### Your goal
Return all lines in the material below that contain "this".

### Supplied records
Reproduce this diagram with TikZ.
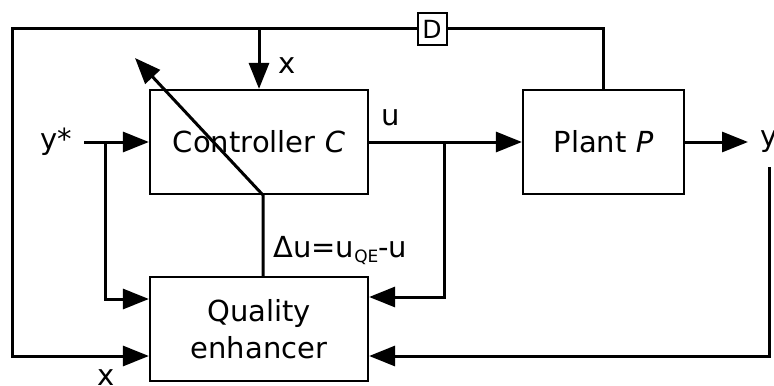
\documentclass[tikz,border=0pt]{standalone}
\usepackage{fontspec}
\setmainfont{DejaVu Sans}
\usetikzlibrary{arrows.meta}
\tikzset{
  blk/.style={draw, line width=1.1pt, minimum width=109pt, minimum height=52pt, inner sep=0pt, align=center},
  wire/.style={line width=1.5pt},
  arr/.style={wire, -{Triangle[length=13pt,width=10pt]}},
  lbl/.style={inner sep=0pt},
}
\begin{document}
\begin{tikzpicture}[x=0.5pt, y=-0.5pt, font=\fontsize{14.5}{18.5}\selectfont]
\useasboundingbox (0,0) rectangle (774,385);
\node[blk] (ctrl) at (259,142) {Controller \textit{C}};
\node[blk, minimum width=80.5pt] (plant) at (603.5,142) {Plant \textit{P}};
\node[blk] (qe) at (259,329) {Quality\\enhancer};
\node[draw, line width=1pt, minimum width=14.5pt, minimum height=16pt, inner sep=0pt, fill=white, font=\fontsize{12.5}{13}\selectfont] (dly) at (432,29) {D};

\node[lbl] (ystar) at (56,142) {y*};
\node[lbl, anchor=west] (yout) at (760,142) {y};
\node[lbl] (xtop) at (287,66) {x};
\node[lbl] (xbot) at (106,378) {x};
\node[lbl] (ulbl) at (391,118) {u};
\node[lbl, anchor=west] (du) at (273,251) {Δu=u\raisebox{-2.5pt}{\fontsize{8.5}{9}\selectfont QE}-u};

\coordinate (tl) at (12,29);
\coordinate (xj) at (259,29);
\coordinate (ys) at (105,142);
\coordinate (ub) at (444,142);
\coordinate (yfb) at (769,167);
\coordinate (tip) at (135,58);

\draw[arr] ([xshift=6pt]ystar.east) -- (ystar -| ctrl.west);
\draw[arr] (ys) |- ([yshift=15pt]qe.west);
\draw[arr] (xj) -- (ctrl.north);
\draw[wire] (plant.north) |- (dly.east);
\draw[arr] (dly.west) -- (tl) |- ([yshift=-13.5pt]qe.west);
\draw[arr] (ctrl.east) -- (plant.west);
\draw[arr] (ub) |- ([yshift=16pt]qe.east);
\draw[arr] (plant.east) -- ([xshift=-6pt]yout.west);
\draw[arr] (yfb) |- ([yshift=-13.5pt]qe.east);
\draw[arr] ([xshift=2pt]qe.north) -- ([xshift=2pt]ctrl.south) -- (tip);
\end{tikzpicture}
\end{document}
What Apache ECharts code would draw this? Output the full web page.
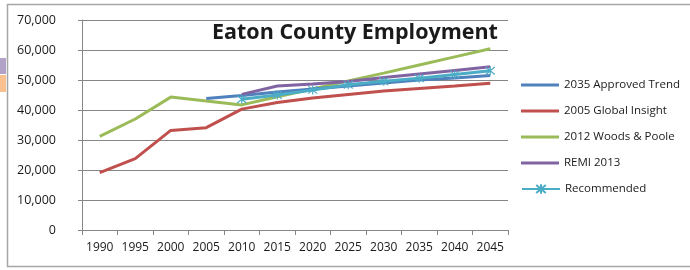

### Task answer
Reproduce this diagram with TikZ.
What Apache ECharts code would draw this? Output the full web page.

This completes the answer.